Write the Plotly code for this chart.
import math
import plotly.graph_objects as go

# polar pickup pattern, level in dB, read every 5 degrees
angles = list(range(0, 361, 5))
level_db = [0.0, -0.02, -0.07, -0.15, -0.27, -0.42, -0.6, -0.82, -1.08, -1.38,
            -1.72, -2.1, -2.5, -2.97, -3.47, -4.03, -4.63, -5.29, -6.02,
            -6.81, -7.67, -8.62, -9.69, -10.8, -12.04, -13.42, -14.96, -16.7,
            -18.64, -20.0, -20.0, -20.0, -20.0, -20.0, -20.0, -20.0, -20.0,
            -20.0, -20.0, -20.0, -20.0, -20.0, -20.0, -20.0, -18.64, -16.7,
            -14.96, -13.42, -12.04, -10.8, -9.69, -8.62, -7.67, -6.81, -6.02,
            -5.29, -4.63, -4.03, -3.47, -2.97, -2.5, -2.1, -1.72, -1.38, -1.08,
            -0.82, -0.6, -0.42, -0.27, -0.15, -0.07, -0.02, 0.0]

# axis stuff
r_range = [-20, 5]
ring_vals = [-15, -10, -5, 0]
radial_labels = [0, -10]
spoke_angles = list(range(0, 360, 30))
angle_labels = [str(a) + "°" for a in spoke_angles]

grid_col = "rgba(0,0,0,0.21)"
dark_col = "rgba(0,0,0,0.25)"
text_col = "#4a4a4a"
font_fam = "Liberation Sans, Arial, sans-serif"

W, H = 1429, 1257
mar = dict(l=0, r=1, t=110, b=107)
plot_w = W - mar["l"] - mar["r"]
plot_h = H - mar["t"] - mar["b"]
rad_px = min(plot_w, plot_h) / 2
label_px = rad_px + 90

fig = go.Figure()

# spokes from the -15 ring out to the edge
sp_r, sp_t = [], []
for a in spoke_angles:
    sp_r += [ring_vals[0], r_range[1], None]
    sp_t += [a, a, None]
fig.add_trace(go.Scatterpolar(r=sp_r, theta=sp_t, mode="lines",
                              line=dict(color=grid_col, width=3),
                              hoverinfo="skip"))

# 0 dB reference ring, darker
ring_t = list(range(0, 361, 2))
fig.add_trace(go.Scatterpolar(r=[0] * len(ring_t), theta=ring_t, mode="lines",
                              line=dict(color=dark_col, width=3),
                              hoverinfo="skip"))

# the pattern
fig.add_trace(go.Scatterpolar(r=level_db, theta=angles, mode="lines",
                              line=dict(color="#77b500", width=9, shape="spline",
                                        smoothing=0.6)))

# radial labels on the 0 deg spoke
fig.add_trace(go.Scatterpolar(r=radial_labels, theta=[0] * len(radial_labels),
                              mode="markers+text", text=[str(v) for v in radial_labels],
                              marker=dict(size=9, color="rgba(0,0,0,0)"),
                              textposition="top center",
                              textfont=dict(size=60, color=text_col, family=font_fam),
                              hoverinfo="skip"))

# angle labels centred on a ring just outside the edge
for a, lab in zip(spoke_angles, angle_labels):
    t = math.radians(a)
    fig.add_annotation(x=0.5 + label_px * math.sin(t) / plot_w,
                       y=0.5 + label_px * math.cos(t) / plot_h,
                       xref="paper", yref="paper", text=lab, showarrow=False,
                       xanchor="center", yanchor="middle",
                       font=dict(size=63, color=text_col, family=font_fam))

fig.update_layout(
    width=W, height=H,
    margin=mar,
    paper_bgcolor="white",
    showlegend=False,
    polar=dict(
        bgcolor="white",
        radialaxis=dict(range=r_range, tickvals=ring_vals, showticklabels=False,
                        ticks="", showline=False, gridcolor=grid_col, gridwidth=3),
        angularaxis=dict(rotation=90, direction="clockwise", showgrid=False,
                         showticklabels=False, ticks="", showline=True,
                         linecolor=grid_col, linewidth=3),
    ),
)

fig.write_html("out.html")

☆ ☆ ☆

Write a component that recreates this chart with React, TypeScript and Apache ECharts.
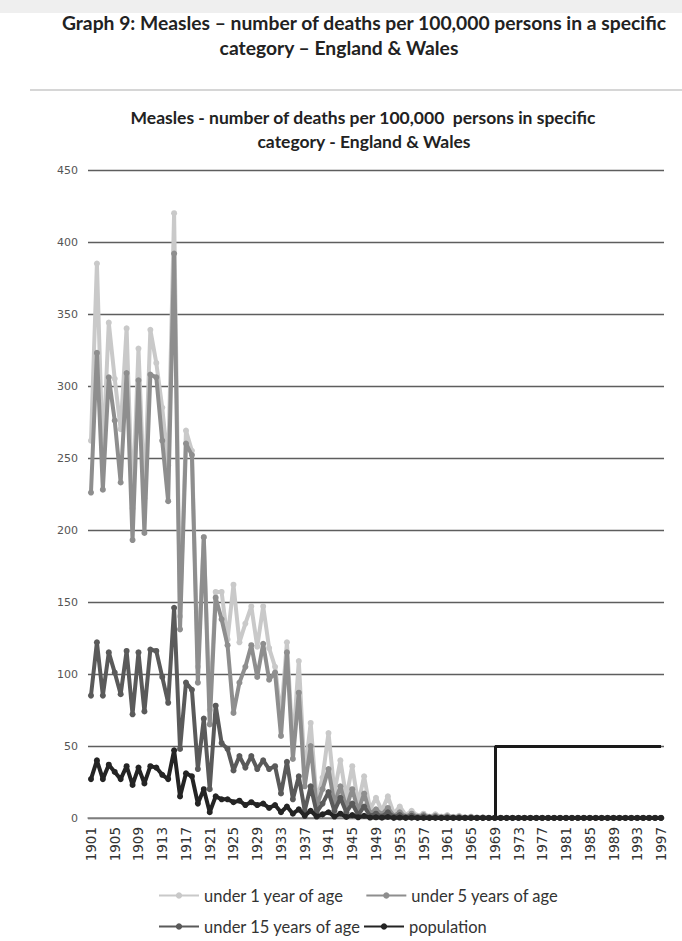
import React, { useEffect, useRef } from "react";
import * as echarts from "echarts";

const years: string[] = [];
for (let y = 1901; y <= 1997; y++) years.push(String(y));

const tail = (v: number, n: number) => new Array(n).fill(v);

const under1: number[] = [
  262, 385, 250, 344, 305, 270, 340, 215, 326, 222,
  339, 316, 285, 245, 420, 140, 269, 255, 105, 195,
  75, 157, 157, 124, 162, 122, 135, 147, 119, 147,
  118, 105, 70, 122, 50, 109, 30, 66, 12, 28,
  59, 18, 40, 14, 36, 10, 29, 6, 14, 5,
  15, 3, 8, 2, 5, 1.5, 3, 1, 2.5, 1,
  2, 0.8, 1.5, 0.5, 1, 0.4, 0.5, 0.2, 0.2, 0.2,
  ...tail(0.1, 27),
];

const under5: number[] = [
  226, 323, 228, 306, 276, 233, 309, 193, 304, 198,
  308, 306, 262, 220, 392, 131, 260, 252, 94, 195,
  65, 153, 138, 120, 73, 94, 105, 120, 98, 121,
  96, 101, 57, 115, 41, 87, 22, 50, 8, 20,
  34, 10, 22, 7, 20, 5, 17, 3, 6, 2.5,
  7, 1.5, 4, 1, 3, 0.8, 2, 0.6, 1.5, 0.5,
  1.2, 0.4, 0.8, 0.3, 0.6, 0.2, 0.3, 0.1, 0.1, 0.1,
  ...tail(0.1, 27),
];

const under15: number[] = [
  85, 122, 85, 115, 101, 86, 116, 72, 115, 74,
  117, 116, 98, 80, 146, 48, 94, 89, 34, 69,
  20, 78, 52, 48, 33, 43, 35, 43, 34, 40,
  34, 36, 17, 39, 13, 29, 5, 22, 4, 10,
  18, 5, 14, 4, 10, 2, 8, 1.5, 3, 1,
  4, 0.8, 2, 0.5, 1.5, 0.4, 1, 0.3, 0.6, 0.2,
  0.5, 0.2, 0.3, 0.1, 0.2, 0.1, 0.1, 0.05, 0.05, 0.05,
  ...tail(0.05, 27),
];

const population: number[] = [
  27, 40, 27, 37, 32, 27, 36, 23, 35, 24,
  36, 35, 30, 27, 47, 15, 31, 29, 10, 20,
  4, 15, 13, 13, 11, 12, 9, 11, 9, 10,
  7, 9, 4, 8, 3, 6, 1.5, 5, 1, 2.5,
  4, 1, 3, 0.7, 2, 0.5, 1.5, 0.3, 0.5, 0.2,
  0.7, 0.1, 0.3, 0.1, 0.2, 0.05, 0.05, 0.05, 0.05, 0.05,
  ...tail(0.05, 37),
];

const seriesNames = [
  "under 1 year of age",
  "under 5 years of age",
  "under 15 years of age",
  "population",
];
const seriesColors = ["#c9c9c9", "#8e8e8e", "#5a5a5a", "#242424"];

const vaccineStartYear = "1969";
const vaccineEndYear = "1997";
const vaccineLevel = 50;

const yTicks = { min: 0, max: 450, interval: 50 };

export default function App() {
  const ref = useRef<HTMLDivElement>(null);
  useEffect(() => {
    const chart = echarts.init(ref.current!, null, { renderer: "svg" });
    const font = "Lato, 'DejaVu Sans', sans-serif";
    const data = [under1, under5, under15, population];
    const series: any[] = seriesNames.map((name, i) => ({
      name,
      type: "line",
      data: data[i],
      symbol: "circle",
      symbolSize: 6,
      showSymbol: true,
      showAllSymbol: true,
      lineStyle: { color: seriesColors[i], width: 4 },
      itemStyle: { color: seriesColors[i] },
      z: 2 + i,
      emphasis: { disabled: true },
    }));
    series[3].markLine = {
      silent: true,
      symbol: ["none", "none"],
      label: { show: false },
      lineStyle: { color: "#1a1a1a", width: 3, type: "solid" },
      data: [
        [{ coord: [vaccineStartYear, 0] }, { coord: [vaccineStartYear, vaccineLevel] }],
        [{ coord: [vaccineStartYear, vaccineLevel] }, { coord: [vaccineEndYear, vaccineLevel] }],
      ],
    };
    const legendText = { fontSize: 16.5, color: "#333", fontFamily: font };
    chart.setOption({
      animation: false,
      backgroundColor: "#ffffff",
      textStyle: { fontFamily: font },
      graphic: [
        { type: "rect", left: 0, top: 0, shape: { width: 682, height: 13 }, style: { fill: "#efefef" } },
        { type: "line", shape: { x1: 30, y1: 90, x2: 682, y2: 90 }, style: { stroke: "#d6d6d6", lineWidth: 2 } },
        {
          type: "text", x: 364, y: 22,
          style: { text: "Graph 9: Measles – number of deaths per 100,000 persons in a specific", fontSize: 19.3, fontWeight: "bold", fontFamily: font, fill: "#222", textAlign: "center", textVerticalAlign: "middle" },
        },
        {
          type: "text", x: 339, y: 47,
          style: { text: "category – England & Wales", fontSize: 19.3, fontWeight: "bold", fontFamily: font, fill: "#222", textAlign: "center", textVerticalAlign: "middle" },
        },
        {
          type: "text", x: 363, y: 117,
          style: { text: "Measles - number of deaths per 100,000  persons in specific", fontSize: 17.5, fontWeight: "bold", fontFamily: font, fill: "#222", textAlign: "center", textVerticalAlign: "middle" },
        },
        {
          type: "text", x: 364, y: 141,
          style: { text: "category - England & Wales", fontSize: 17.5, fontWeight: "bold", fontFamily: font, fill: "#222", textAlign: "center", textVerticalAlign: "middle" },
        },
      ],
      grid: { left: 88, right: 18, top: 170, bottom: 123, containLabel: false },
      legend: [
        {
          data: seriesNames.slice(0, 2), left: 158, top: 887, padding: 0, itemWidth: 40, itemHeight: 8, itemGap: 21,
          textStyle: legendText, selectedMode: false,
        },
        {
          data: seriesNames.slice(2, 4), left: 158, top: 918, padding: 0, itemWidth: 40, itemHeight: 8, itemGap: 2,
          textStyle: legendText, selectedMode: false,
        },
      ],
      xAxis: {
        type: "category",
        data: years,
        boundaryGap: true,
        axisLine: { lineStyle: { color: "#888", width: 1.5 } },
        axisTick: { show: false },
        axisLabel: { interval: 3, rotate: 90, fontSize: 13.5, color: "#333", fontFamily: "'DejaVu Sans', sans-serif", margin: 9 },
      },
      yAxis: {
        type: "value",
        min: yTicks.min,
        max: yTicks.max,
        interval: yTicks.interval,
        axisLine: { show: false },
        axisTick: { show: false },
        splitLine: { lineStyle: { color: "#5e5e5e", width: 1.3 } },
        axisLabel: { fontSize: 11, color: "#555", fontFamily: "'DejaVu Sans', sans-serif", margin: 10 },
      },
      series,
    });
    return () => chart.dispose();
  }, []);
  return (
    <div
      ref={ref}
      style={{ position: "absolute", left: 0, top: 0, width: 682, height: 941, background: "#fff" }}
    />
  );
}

☆ ☆ ☆

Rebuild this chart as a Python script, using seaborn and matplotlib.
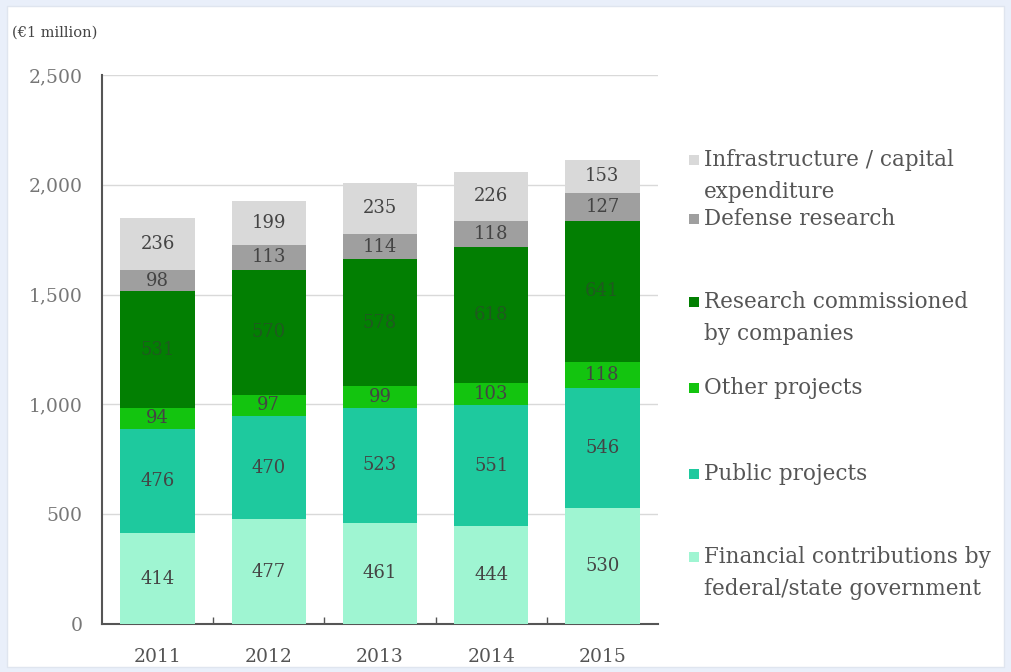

☆ ☆ ☆

* PROBLEM REQUIREMENTS *
Repeat, word for word, the lines of the material above from the one holding "Write a component" through the one holding "const tail = (v: number, n: number)". Leave out pictures.

* IN RESPONSE *
Write a component that recreates this chart with React, TypeScript and Apache ECharts.
import React, { useEffect, useRef } from "react";
import * as echarts from "echarts";

const years: string[] = [];
for (let y = 1901; y <= 1997; y++) years.push(String(y));

const tail = (v: number, n: number) => new Array(n).fill(v);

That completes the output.